Non credo sia giusto incolpare soggetti più o meno astratti come la società, lo Stato, la crisi o il baudeleriano spleen quando c’è un individuo responsabile, penalmente, civilmente e umanamente, al quale chiedere conto della malvagità che, a palazzo di Giustizia di Milano, ha provocato tre vittime innocenti. Ciò detto, bisogna pur ammettere che quando si ripropone il tema della sicurezza, della necessità di aumentarla, di perfezionare i controlli e di ripararne le falle, dobbiamo ammettere, dicevo, a malincuore, che il nostro progetto - meglio: la nostra speranza - di costruire un consesso umano decente e sicuro va a farsi benedire ancora una volta.
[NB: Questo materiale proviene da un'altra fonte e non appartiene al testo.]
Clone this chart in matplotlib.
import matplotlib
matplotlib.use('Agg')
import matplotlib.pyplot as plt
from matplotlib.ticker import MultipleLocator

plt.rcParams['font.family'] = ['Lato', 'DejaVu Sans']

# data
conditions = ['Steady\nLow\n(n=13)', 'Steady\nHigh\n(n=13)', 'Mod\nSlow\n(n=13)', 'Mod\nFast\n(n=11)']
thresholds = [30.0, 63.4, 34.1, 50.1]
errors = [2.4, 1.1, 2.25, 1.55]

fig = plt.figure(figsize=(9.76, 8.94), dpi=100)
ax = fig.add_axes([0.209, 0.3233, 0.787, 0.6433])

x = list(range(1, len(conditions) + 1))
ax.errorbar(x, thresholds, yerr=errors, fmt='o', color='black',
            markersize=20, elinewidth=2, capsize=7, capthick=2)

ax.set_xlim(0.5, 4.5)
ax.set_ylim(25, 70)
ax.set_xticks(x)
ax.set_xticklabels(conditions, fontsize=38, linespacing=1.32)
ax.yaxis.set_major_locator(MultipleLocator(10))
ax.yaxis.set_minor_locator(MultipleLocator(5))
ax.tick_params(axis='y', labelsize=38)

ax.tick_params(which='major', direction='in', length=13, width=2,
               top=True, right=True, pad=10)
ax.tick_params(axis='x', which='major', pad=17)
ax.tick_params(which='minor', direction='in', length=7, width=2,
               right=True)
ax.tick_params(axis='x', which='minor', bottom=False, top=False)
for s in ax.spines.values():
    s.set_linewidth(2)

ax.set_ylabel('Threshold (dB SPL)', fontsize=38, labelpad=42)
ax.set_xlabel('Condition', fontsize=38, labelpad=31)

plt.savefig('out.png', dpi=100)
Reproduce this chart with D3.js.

Telecamere di sorveglianza occhieggiano dai cantoni stradali, metal detector frugano le nostre persone e i nostri bagagli in aeroporto ed è difficile addormentarsi tranquilli se non si è attivato l’allarme di casa o, almeno, verificato che la porta sia chiusa a doppia mandata. Tutto questo dimostra che la mappa geografica della società - poco importa che la si voglia chiamare Paese, nazione, provincia, regione o comune - è fatta di appezzamenti privati, e fin qui c’è poco da obiettare, sorvegliati più o meno attentamente, difesi nella consapevolezza che, là fuori, c’è qualcuno che per disperazione, pazzia, malvagità, invidia, avidità o noia rifiuta di adeguarsi e vorrebbe fare a pezzi il nostro soave angolino.
Non ho soluzioni da proporre o morali da impartire. Dico solo che il concetto di sicurezza a colpi di filo spinato, perquisizioni e metal detector è comunque imperfetto. Giusto correre ai ripari se, come sembra, il sistema di protezione del palazzo di Giustizia milanese era un colabrodo, ma è illusorio pensare che il problema possa essere risolto una volta per tutte.
È impossibile che l’uomo sopprima del tutto la sua malvagità. “Homo homini lupus” dicevano i latini. Sbagliavano: i lupi, tra loro, osservano regole ben più sacre, stabili e leali.